With none of those pins connected to anything, I expect to read a value of zero. Instead on AN0 through AN5 I read values between 650 and 900. Only from the rest (AN6 through AN15) I get a value of zero.

When each of the pins is connected to a source, they report correctly. Each of the pins, AN0 through AN15 will report 0 for 0.0V, and 1023 for 3.3V.

I've tried sampling the values in pairs, and each separately. Whether sampled together or apart, AN0 will report non-zero values (usually around 700-800), and AN13 will report 0.

My first thought was that I somehow failed to properly set up the ADC. Here's my code:

#include <stdio.h>
#include <plib.h>

unsigned int an0;
unsigned int offset;
char buffer[100];

int main(void)
{
  SYSTEMConfigPerformance(72000000L);
  CloseADC10();

  #define ADC_CONFIG1 ADC_MODULE_ON | ADC_FORMAT_INTG | \
                      ADC_CLK_AUTO | ADC_AUTO_SAMPLING_ON
  #define ADC_CONFIG2 ADC_VREF_AVDD_AVSS | ADC_OFFSET_CAL_DISABLE | \
                      ADC_SCAN_OFF | ADC_SAMPLES_PER_INT_2 | \
                      ADC_ALT_BUF_ON | ADC_ALT_INPUT_ON
  #define ADC_CONFIG3 ADC_CONV_CLK_INTERNAL_RC | ADC_SAMPLE_TIME_15
  #define ADC_CONFIGSCAN SKIP_SCAN_ALL
  #define ADC_CONFIGPORT ENABLE_AN0_ANA

  SetChanADC10( ADC_CH0_NEG_SAMPLEA_NVREF | ADC_CH0_POS_SAMPLEA_AN0 );
  OpenADC10( ADC_CONFIG1, ADC_CONFIG2, ADC_CONFIG3, \
             ADC_CONFIGPORT, ADC_CONFIGSCAN );
  EnableADC10();

  while ( ! mAD1GetIntFlag() ) { }

  while (1)
  {
    offset = 8 * ((~ReadActiveBufferADC10() & 0x01));
    an0 =  ReadADC10(offset);
    sprintf(buffer, "AN0 = %u", an0);
  }

  return 0;
}

Looking in the PIC's datasheet, I noticed two things:

  1. The pins AN0 to AN5, the ones mis-reporting non-zero values, are also CNx pins. These pins are "Change Notification" pins, that are meant to raise an interrupt when the value on the pins changes.

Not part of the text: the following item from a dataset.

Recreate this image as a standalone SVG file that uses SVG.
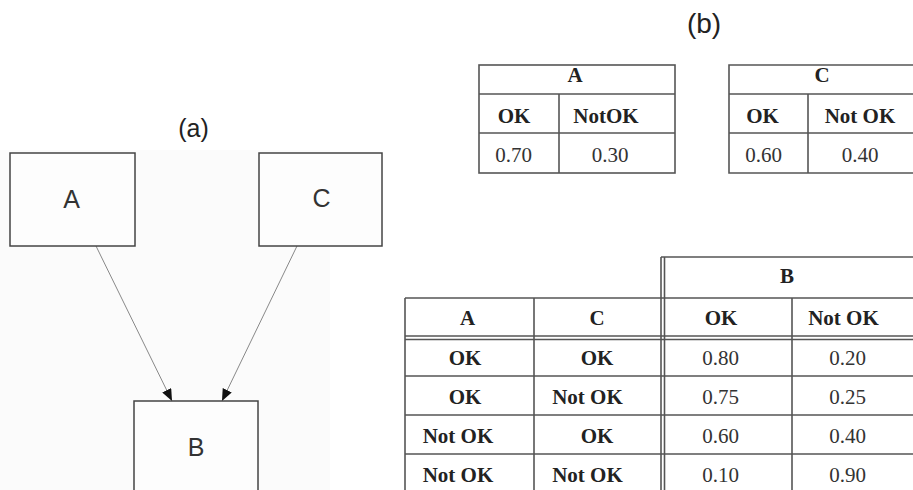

  2. There is a "weak pull-up" that can be enabled on all CNx pins.

So I tried disabling the "weak pull-up" by using this line:

mCNClose();

Which disables all the CNx pins and their pull-ups. Sadly, this did not help. And when I checked the value of the CN-pull-up-register (CNPUE

What else can I try? Am I doing something wrong in my code?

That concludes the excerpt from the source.